Stored data entries

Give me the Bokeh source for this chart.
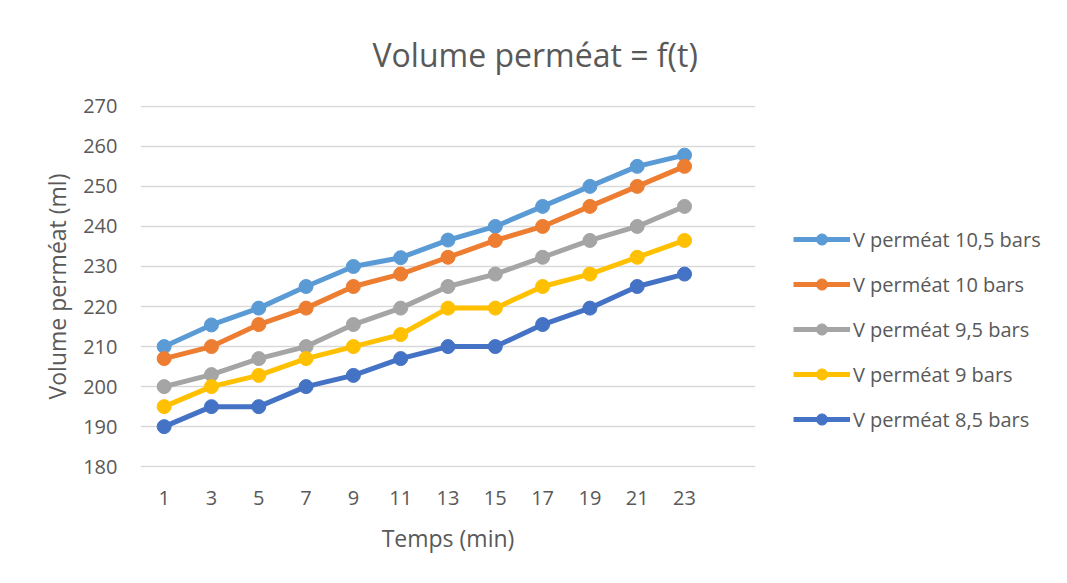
from bokeh.plotting import figure
from bokeh.models import Legend, LegendItem, FixedTicker, Range1d, Title
from bokeh.embed import file_html
from bokeh.resources import INLINE

temps = [1, 3, 5, 7, 9, 11, 13, 15, 17, 19, 21, 23]
v_10_5 = [210, 215.4, 219.6, 225, 230, 232.2, 236.6, 240, 245, 250, 255, 257.8]
v_10 = [207, 210, 215.5, 219.6, 225, 228.1, 232.3, 236.5, 240, 245, 250, 255]
v_9_5 = [200, 203, 207, 210, 215.5, 219.6, 225, 228.1, 232.3, 236.5, 240, 245]
v_9 = [195, 200, 202.8, 207, 210, 213, 219.6, 219.6, 225, 228.1, 232.3, 236.5]
v_8_5 = [190, 195, 195, 200, 202.8, 207, 210, 210, 215.5, 219.6, 225, 228.1]
y_ticks = [180, 190, 200, 210, 220, 230, 240, 250, 260, 270]

series = [
    ("V perméat 10,5 bars", v_10_5, "#5B9BD5"),
    ("V perméat 10 bars", v_10, "#ED7D31"),
    ("V perméat 9,5 bars", v_9_5, "#A5A5A5"),
    ("V perméat 9 bars", v_9, "#FFC000"),
    ("V perméat 8,5 bars", v_8_5, "#4472C4"),
]

FONT = "Open Sans"
TXT = "#595959"

p = figure(output_backend="svg", toolbar_location=None,
           frame_width=615, frame_height=362,
           min_border_left=140, min_border_top=100,
           min_border_right=296, min_border_bottom=100,
           x_range=Range1d(0, 26), y_range=Range1d(179.8, 270.2))
p.title = None
p.outline_line_color = None
p.background_fill_color = "white"
p.border_fill_color = "white"

p.xgrid.grid_line_color = None
p.ygrid.grid_line_color = "#D9D9D9"
p.ygrid.grid_line_width = 1.3
p.yaxis.ticker = FixedTicker(ticks=y_ticks)
p.xaxis.ticker = FixedTicker(ticks=temps)

for ax in (p.xaxis, p.yaxis):
    ax.axis_line_color = None
    ax.major_tick_line_color = None
    ax.minor_tick_line_color = None
    ax.major_tick_out = 0
    ax.major_tick_in = 0
    ax.major_label_text_font = FONT
    ax.major_label_text_font_size = "20px"
    ax.major_label_text_color = TXT
    ax.axis_label_text_font = FONT
    ax.axis_label_text_font_size = "23px"
    ax.axis_label_text_color = TXT
    ax.axis_label_text_font_style = "normal"

p.xaxis.axis_label = "Temps (min)"
p.yaxis.axis_label = "Volume perméat (ml)"
p.xaxis.major_label_standoff = 23
p.yaxis.major_label_standoff = 23
p.xaxis.axis_label_standoff = 14
p.yaxis.axis_label_standoff = 7

items = []
for name, vals, col in series:
    r1 = p.line(temps, vals, line_color=col, line_width=5)
    r2 = p.scatter(temps, vals, marker="circle", size=14, fill_color=col, line_color=col)
    items.append(LegendItem(label=name, renderers=[r1, r2]))

legend = Legend(items=items, location=(38, 34))
legend.border_line_color = None
legend.background_fill_alpha = 0
legend.padding = 0
legend.margin = 0
legend.label_text_font = FONT
legend.label_text_font_size = "20px"
legend.label_text_color = TXT
legend.glyph_width = 57
legend.glyph_height = 28
legend.label_height = 28
legend.spacing = 17
legend.label_standoff = 3
p.add_layout(legend, "right")

title = Title(text="Volume perméat = f(t)", align="left", offset=232, standoff=60,
              text_font=FONT, text_font_size="32px", text_color=TXT,
              text_font_style="normal")
p.add_layout(title, "above")

open("out.html", "w").write(file_html(p, INLINE))
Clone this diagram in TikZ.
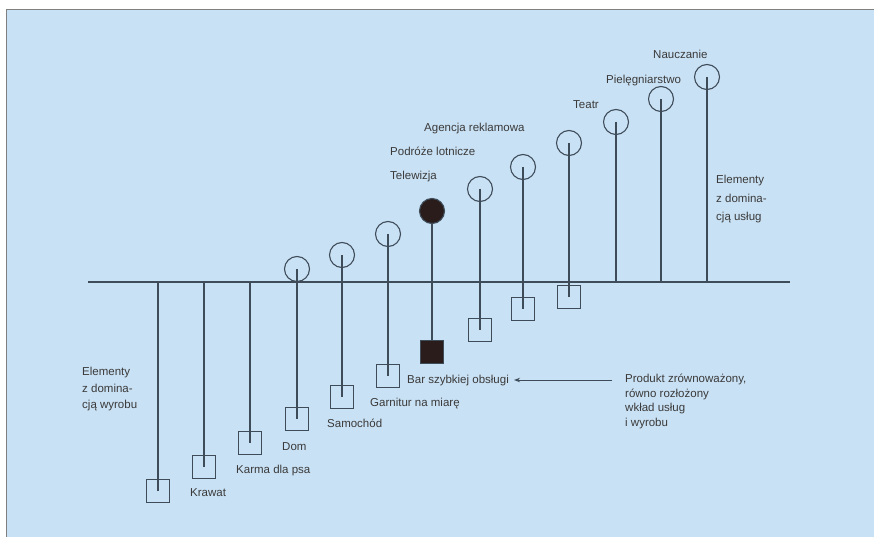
\documentclass[tikz,border=0pt]{standalone}
\usepackage{fontspec}
\setmainfont{Liberation Sans}
\usetikzlibrary{arrows.meta}
\definecolor{tlo}{HTML}{C9E1F4}
\definecolor{linia}{HTML}{3E4C5A}
\definecolor{napis}{HTML}{3A3A3A}
\definecolor{ciemny}{HTML}{2A1C1A}

\begin{document}
\begin{tikzpicture}[x=1pt,y=-1pt]
\tikzstyle{every node}=[font=\fontsize{11.5}{13}\selectfont, text=napis]
\tikzstyle{kolko}=[draw=linia, line width=1.1pt, circle, minimum size=25pt, inner sep=0pt]
\tikzstyle{kwadrat}=[draw=linia, line width=1.1pt, minimum size=23pt, inner sep=0pt]
\tikzstyle{podpis}=[anchor=west, inner sep=0pt, text height=8.5pt, text depth=2pt]
\tikzstyle{opis}=[anchor=north west, inner sep=0pt, align=left]

	\useasboundingbox (0,0) rectangle (874,537);
	\fill[white] (0,0) rectangle (874,537);
	\fill[tlo] (6,10) rectangle (874,537);
	\draw[gray, line width=1pt] (6,537) to (6,10) to (874,10);

	% os
	\coordinate (osL) at (88,282);
	\coordinate (osP) at (790,282);
	\draw[linia, line width=1.1pt] (osL) to (osP);

	% kolko nad osia, kwadrat pod osia
	\foreach \Nr/\X/\YO/\YK in {1/297/269/419, 2/342/255/397, 3/388/234/376, 5/480/189/330, 6/523/167/309, 7/569/143/297}{
		\node[kolko] (o\Nr) at (\X,\YO) {};
		\node[kwadrat] (k\Nr) at (\X,\YK) {};
		\draw[linia, line width=1.1pt] (o\Nr.center) to (k\Nr.center);
	}
	\node[kolko, fill=ciemny] (o4) at (432,211) {};
	\node[kwadrat, fill=ciemny] (k4) at (432,352) {};
	\draw[linia, line width=1.3pt] (o4) to (k4);

	% same uslugi
	\foreach \Nr/\X/\YO in {8/616/122, 9/661/99, 10/707/77}{
		\node[kolko] (o\Nr) at (\X,\YO) {};
		\coordinate (p\Nr) at (\X,282);
		\draw[linia, line width=1.1pt] (o\Nr.center) to (p\Nr);
	}
	% same wyroby
	\foreach \Nr/\X/\YK in {11/158/491, 12/204/467, 13/250/443}{
		\coordinate (p\Nr) at (\X,282);
		\node[kwadrat] (k\Nr) at (\X,\YK) {};
		\draw[linia, line width=1.1pt] (p\Nr) to (k\Nr.center);
	}

	\node[podpis] (nauczanie) at (653,55) {Nauczanie};
	\node[podpis] (pielegn) at (606,80) {Pielęgniarstwo};
	\node[podpis] (teatr) at (573,105) {Teatr};
	\node[podpis] (agencja) at (424,128) {Agencja reklamowa};
	\node[podpis] (podroze) at (390,152) {Podróże lotnicze};
	\node[podpis] (telewizja) at (390,176) {Telewizja};

	\node[podpis] (krawat) at (190,493) {Krawat};
	\node[podpis] (karma) at (236,470) {Karma dla psa};
	\node[podpis] (dom) at (282,447) {Dom};
	\node[podpis] (samochod) at (327,424) {Samochód};
	\node[podpis] (garnitur) at (370,403) {Garnitur na miarę};
	\node[podpis] (bar) at (407,380) {Bar szybkiej obsługi};

	\node[opis, font=\fontsize{11.5}{18.5}\selectfont] (uslugi) at (716,175) {Elementy\\z domina-\\cją usług};
	\node[opis, font=\fontsize{11.5}{16.5}\selectfont] (wyroby) at (82,367) {Elementy\\z domina-\\cją wyrobu};
	\node[opis, font=\fontsize{11.5}{14.5}\selectfont] (produkt) at (625,374) {Produkt zrównoważony,\\równo rozłożony\\wkład usług\\i wyrobu};

	\draw[linia, line width=1pt, -{Stealth[length=6pt, width=4.5pt]}] ([xshift=-13pt]produkt.west |- bar.east) to ([xshift=5pt]bar.east);
\end{tikzpicture}
\end{document}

- The request:
Can you restate all the records above word for word while dropping the pictures?

- Written solution:
Give me the Bokeh source for this chart.
from bokeh.plotting import figure
from bokeh.models import Legend, LegendItem, FixedTicker, Range1d, Title
from bokeh.embed import file_html
from bokeh.resources import INLINE

temps = [1, 3, 5, 7, 9, 11, 13, 15, 17, 19, 21, 23]
v_10_5 = [210, 215.4, 219.6, 225, 230, 232.2, 236.6, 240, 245, 250, 255, 257.8]
v_10 = [207, 210, 215.5, 219.6, 225, 228.1, 232.3, 236.5, 240, 245, 250, 255]
v_9_5 = [200, 203, 207, 210, 215.5, 219.6, 225, 228.1, 232.3, 236.5, 240, 245]
v_9 = [195, 200, 202.8, 207, 210, 213, 219.6, 219.6, 225, 228.1, 232.3, 236.5]
v_8_5 = [190, 195, 195, 200, 202.8, 207, 210, 210, 215.5, 219.6, 225, 228.1]
y_ticks = [180, 190, 200, 210, 220, 230, 240, 250, 260, 270]

series = [
    ("V perméat 10,5 bars", v_10_5, "#5B9BD5"),
    ("V perméat 10 bars", v_10, "#ED7D31"),
    ("V perméat 9,5 bars", v_9_5, "#A5A5A5"),
    ("V perméat 9 bars", v_9, "#FFC000"),
    ("V perméat 8,5 bars", v_8_5, "#4472C4"),
]

FONT = "Open Sans"
TXT = "#595959"

p = figure(output_backend="svg", toolbar_location=None,
           frame_width=615, frame_height=362,
           min_border_left=140, min_border_top=100,
           min_border_right=296, min_border_bottom=100,
           x_range=Range1d(0, 26), y_range=Range1d(179.8, 270.2))
p.title = None
p.outline_line_color = None
p.background_fill_color = "white"
p.border_fill_color = "white"

p.xgrid.grid_line_color = None
p.ygrid.grid_line_color = "#D9D9D9"
p.ygrid.grid_line_width = 1.3
p.yaxis.ticker = FixedTicker(ticks=y_ticks)
p.xaxis.ticker = FixedTicker(ticks=temps)

for ax in (p.xaxis, p.yaxis):
    ax.axis_line_color = None
    ax.major_tick_line_color = None
    ax.minor_tick_line_color = None
    ax.major_tick_out = 0
    ax.major_tick_in = 0
    ax.major_label_text_font = FONT
    ax.major_label_text_font_size = "20px"
    ax.major_label_text_color = TXT
    ax.axis_label_text_font = FONT
    ax.axis_label_text_font_size = "23px"
    ax.axis_label_text_color = TXT
    ax.axis_label_text_font_style = "normal"

p.xaxis.axis_label = "Temps (min)"
p.yaxis.axis_label = "Volume perméat (ml)"
p.xaxis.major_label_standoff = 23
p.yaxis.major_label_standoff = 23
p.xaxis.axis_label_standoff = 14
p.yaxis.axis_label_standoff = 7

items = []
for name, vals, col in series:
    r1 = p.line(temps, vals, line_color=col, line_width=5)
    r2 = p.scatter(temps, vals, marker="circle", size=14, fill_color=col, line_color=col)
    items.append(LegendItem(label=name, renderers=[r1, r2]))

legend = Legend(items=items, location=(38, 34))
legend.border_line_color = None
legend.background_fill_alpha = 0
legend.padding = 0
legend.margin = 0
legend.label_text_font = FONT
legend.label_text_font_size = "20px"
legend.label_text_color = TXT
legend.glyph_width = 57
legend.glyph_height = 28
legend.label_height = 28
legend.spacing = 17
legend.label_standoff = 3
p.add_layout(legend, "right")

title = Title(text="Volume perméat = f(t)", align="left", offset=232, standoff=60,
              text_font=FONT, text_font_size="32px", text_color=TXT,
              text_font_style="normal")
p.add_layout(title, "above")

open("out.html", "w").write(file_html(p, INLINE))
Clone this diagram in TikZ.
\documentclass[tikz,border=0pt]{standalone}
\usepackage{fontspec}
\setmainfont{Liberation Sans}
\usetikzlibrary{arrows.meta}
\definecolor{tlo}{HTML}{C9E1F4}
\definecolor{linia}{HTML}{3E4C5A}
\definecolor{napis}{HTML}{3A3A3A}
\definecolor{ciemny}{HTML}{2A1C1A}

\begin{document}
\begin{tikzpicture}[x=1pt,y=-1pt]
\tikzstyle{every node}=[font=\fontsize{11.5}{13}\selectfont, text=napis]
\tikzstyle{kolko}=[draw=linia, line width=1.1pt, circle, minimum size=25pt, inner sep=0pt]
\tikzstyle{kwadrat}=[draw=linia, line width=1.1pt, minimum size=23pt, inner sep=0pt]
\tikzstyle{podpis}=[anchor=west, inner sep=0pt, text height=8.5pt, text depth=2pt]
\tikzstyle{opis}=[anchor=north west, inner sep=0pt, align=left]

	\useasboundingbox (0,0) rectangle (874,537);
	\fill[white] (0,0) rectangle (874,537);
	\fill[tlo] (6,10) rectangle (874,537);
	\draw[gray, line width=1pt] (6,537) to (6,10) to (874,10);

	% os
	\coordinate (osL) at (88,282);
	\coordinate (osP) at (790,282);
	\draw[linia, line width=1.1pt] (osL) to (osP);

	% kolko nad osia, kwadrat pod osia
	\foreach \Nr/\X/\YO/\YK in {1/297/269/419, 2/342/255/397, 3/388/234/376, 5/480/189/330, 6/523/167/309, 7/569/143/297}{
		\node[kolko] (o\Nr) at (\X,\YO) {};
		\node[kwadrat] (k\Nr) at (\X,\YK) {};
		\draw[linia, line width=1.1pt] (o\Nr.center) to (k\Nr.center);
	}
	\node[kolko, fill=ciemny] (o4) at (432,211) {};
	\node[kwadrat, fill=ciemny] (k4) at (432,352) {};
	\draw[linia, line width=1.3pt] (o4) to (k4);

	% same uslugi
	\foreach \Nr/\X/\YO in {8/616/122, 9/661/99, 10/707/77}{
		\node[kolko] (o\Nr) at (\X,\YO) {};
		\coordinate (p\Nr) at (\X,282);
		\draw[linia, line width=1.1pt] (o\Nr.center) to (p\Nr);
	}
	% same wyroby
	\foreach \Nr/\X/\YK in {11/158/491, 12/204/467, 13/250/443}{
		\coordinate (p\Nr) at (\X,282);
		\node[kwadrat] (k\Nr) at (\X,\YK) {};
		\draw[linia, line width=1.1pt] (p\Nr) to (k\Nr.center);
	}

	\node[podpis] (nauczanie) at (653,55) {Nauczanie};
	\node[podpis] (pielegn) at (606,80) {Pielęgniarstwo};
	\node[podpis] (teatr) at (573,105) {Teatr};
	\node[podpis] (agencja) at (424,128) {Agencja reklamowa};
	\node[podpis] (podroze) at (390,152) {Podróże lotnicze};
	\node[podpis] (telewizja) at (390,176) {Telewizja};

	\node[podpis] (krawat) at (190,493) {Krawat};
	\node[podpis] (karma) at (236,470) {Karma dla psa};
	\node[podpis] (dom) at (282,447) {Dom};
	\node[podpis] (samochod) at (327,424) {Samochód};
	\node[podpis] (garnitur) at (370,403) {Garnitur na miarę};
	\node[podpis] (bar) at (407,380) {Bar szybkiej obsługi};

	\node[opis, font=\fontsize{11.5}{18.5}\selectfont] (uslugi) at (716,175) {Elementy\\z domina-\\cją usług};
	\node[opis, font=\fontsize{11.5}{16.5}\selectfont] (wyroby) at (82,367) {Elementy\\z domina-\\cją wyrobu};
	\node[opis, font=\fontsize{11.5}{14.5}\selectfont] (produkt) at (625,374) {Produkt zrównoważony,\\równo rozłożony\\wkład usług\\i wyrobu};

	\draw[linia, line width=1pt, -{Stealth[length=6pt, width=4.5pt]}] ([xshift=-13pt]produkt.west |- bar.east) to ([xshift=5pt]bar.east);
\end{tikzpicture}
\end{document}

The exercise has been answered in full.